■ **Work to do**:
Sift the material for lines containing "this", and return them.

**********

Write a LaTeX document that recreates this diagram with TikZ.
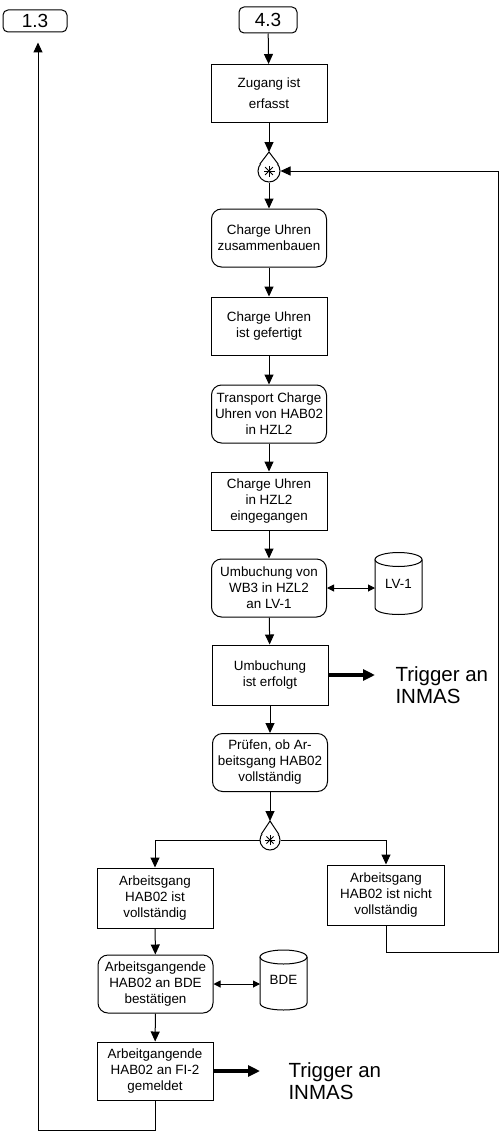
\documentclass[tikz,border=0pt]{standalone}
\usepackage{fontspec}
\setmainfont{Liberation Sans}
\usetikzlibrary{arrows.meta,calc}

\begin{document}
\begin{tikzpicture}[x=1pt,y=-1pt,
  line width=1pt,
  every node/.style={font=\fontsize{13.4}{16}\selectfont, align=center, inner sep=1pt},
  event/.style={draw, rectangle, minimum width=116pt, minimum height=58pt},
  func/.style={draw, rectangle, rounded corners=10pt, minimum width=115pt, minimum height=58pt},
  conn/.style={draw, rectangle, rounded corners=5pt, font=\fontsize{19}{22}\selectfont},
  store/.style={minimum width=47pt, minimum height=62pt, inner sep=0pt, outer sep=0pt},
  merge/.style={draw, circle, fill=white, inner sep=0pt},
  arr/.style={-{Triangle[length=10pt,width=9pt]}},
  biarr/.style={{Triangle[length=7pt,width=7pt]}-{Triangle[length=7pt,width=7pt]}},
  trig/.style={line width=3.5pt, -{Triangle[length=12pt,width=11pt]}},
  trigtext/.style={font=\fontsize{20.5}{21.5}\selectfont, align=left, inner sep=0pt, anchor=west}
]
\useasboundingbox (0,0) rectangle (502,1132);

% connectors to other process chains
\node[conn, minimum width=64pt, minimum height=22pt] (c13) at (35,21) {1.3};
\node[conn, minimum width=58pt, minimum height=26pt] (c43) at (268,20) {4.3};

% main column
\node[event] (zug) at (269,93.5) {Zugang ist\\[5pt]erfasst};
\node[merge, minimum size=22pt] (m1) at (269,171) {};
\coordinate (m1tip) at (269,152);
\node[func] (cu) at (269,238) {Charge Uhren\\zusammenbauen};
\node[event] (cf) at (269,326) {Charge Uhren\\ist gefertigt};
\node[func] (tr) at (269,414) {Transport Charge\\Uhren von HAB02\\in HZL2};
\node[event] (ein) at (269,501) {Charge Uhren\\in HZL2\\eingegangen};
\node[func] (umb) at (269,588) {Umbuchung von\\WB3 in HZL2\\an LV-1};
\node[store] (lv1) at (398.5,583.5) {LV-1};
\node[event, minimum height=60pt] (erf) at (270,675) {Umbuchung\\ist erfolgt};
\node[trigtext] (trig1) at (395,685) {Trigger an\\INMAS};
\node[func] (pr) at (270,762.5) {Prüfen, ob Ar-\\beitsgang HAB02\\vollständig};
\node[merge, minimum size=20pt] (m2) at (270,840) {};
\coordinate (m2tip) at (270,821);

% branches
\node[event, minimum height=60pt] (av) at (155,898) {Arbeitsgang\\HAB02 ist\\vollständig};
\node[event, minimum width=117pt, minimum height=60pt] (anv) at (386,895) {Arbeitsgang\\HAB02 ist nicht\\vollständig};
\node[func] (bdef) at (155.5,984) {Arbeitsgangende\\HAB02 an BDE\\bestätigen};
\node[store, minimum height=60pt] (bde) at (283.5,980) {BDE};
\node[event] (fi) at (155,1071) {Arbeitgangende\\HAB02 an FI-2\\gemeldet};
\node[trigtext] (trig2) at (288,1081) {Trigger an\\INMAS};

\coordinate (fbk) at (498,952);
\coordinate (ret) at (38,1130);

% drop-shaped merge symbols
\filldraw[fill=white] (m1.144.6) -- (m1tip) -- (m1.35.4);
\filldraw[fill=white] (m2.148.2) -- (m2tip) -- (m2.31.8);
\foreach \a in {0,45,90,135} {
  \draw[line width=0.8pt] ($(m1)+(\a:5.5)$) -- ($(m1)-(\a:5.5)$);
  \draw[line width=0.8pt] ($(m2)+(\a:5)$) -- ($(m2)-(\a:5)$);
}

% data stores
\foreach \s in {lv1,bde} {
  \draw ($(\s.north)+(0,7)$) ellipse [x radius=23.5pt, y radius=7pt];
  \draw ($(\s.north west)+(0,7)$) -- ($(\s.south west)+(0,-7)$)
    .. controls ($(\s.south west)+(0,2.33)$) and ($(\s.south east)+(0,2.33)$) .. ($(\s.south east)+(0,-7)$)
    -- ($(\s.north east)+(0,7)$);
}

% control flow
\draw[arr] (c43) -- (zug);
\draw[arr] (zug) -- (m1tip);
\draw[arr] (m1) -- (cu);
\draw[arr] (cu) -- (cf);
\draw[arr] (cf) -- (tr);
\draw[arr] (tr) -- (ein);
\draw[arr] (ein) -- (umb);
\draw[biarr] (umb.east) -- (umb.east -| lv1.west);
\draw[arr] (umb) -- (erf);
\draw[trig] (erf.east) -- ([xshift=-20pt]trig1.west |- erf.east);
\draw[arr] (erf) -- (pr);
\draw[arr] (pr) -- (m2tip);
\draw[arr] (m2.west) -| (av.north);
\draw[arr] (m2.east) -| (anv.north);
\draw[arr] (anv.south) |- (fbk) |- (m1.east);
\draw[arr] (av) -- (bdef);
\draw[biarr] (bdef.east) -- (bdef.east -| bde.west);
\draw[arr] (bdef) -- (fi);
\draw[trig] (fi.east) -- ([xshift=-28pt]trig2.west |- fi.east);
\draw[arr, shorten >=10pt] (fi.south) |- (ret) -- (ret |- c13.south);

\end{tikzpicture}
\end{document}
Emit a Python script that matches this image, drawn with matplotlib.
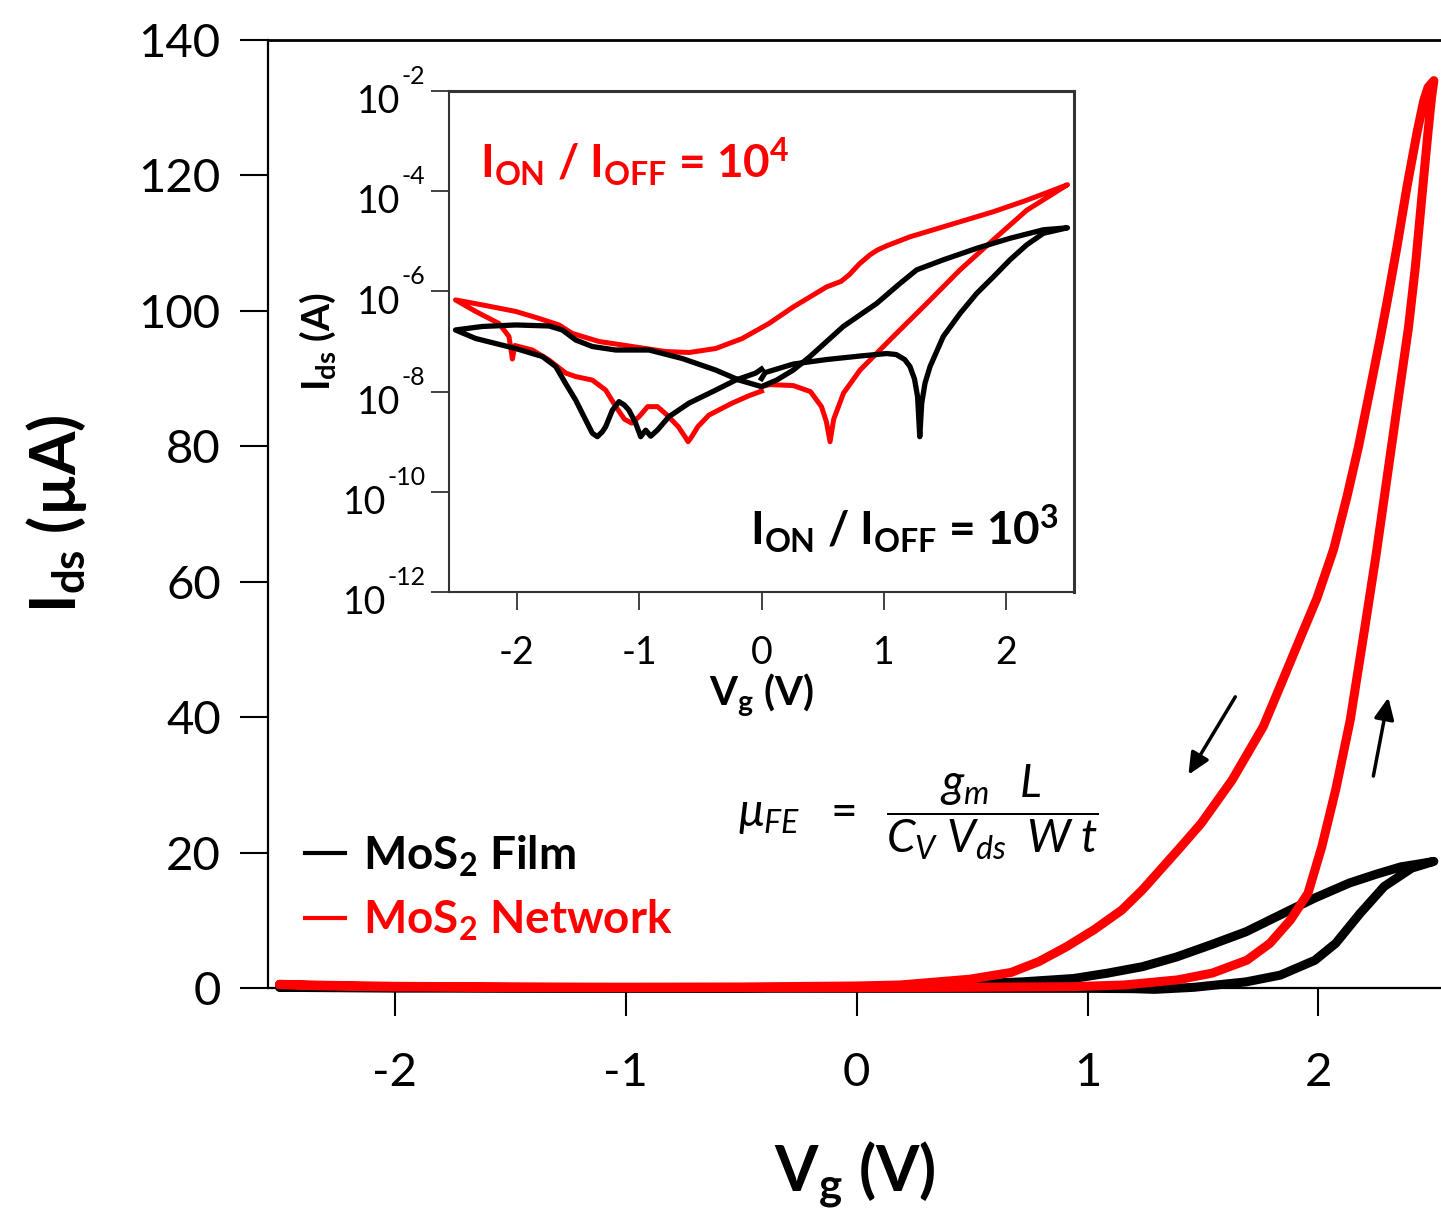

**********

■ **Task result**:
Write a LaTeX document that recreates this diagram with TikZ.
Emit a Python script that matches this image, drawn with matplotlib.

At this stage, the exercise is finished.